Decision Trees - Classification Trees Flashcards
Trees for Binary Target
If the ith observation is in node j, then the prediction for that observation, y^_i, equals the majority target class of all observations in node j. Similarly, the predicted probability that the ith observation is positive equals the proportion of positive observations in node j.
Instead of minimizing SSE, an impurity measure of choice would be used. (Gini index or entropy)
Gini index: G = 1 - p^2_0 - p^2_1
Entropy = -p_0log_2(p_0) - p_1log_2(p_1)
-p_0 is the proportion of observations with a target of 0
-p_1 is the proportion of observations with a target of 1
Minimizing an impurity measure is equivalent to maximizing the information gain in that measure. Information gain is calculated as the measure for the parent node minus the weighted average measure between the child nodes.

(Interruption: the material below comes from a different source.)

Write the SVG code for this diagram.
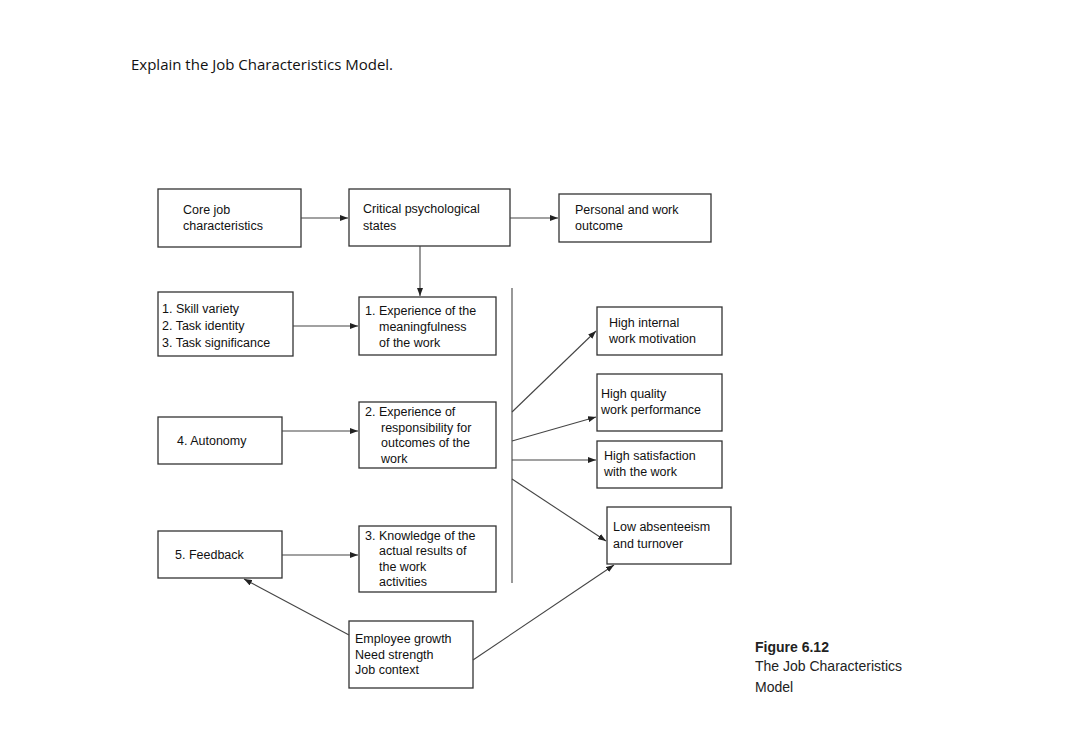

– G_p - [(n_LG_L + n_RG_R)/n_p] ->G or E
Pruning
When pruning a classification tree, possible CV metrics include the classification error rate and accuracy (its compliment)
Classification trees and factor variables
Because day of month is coded as a categorical variable, the number of levels is 31. This means the number of ways to split day of the month into two groups is very large, making it likely that the tree will find spurious splits that happens to produce information gain for that particular training data.
Decision trees tend to create splits on categorical variables with many levels because it is easier to choose a split where the information gain is large. However, splitting on these variables will likely to lead to overfitting.
Decision trees split the levels of a categorical variable into groups. The more levels the variable has, the more potential ways to split the category into groups. The decision tree algorithm will identify which variables to split and into which groups based on maximizing information gain. Decision trees naturally allow for interactions between categorical variables based on how the tree is created. For instance, a leaf node could have two or more parent nodes that split based on categorical variables, which would
represent the interactions of those categorical variables. The tree may also split on the same variable more than once in the tree.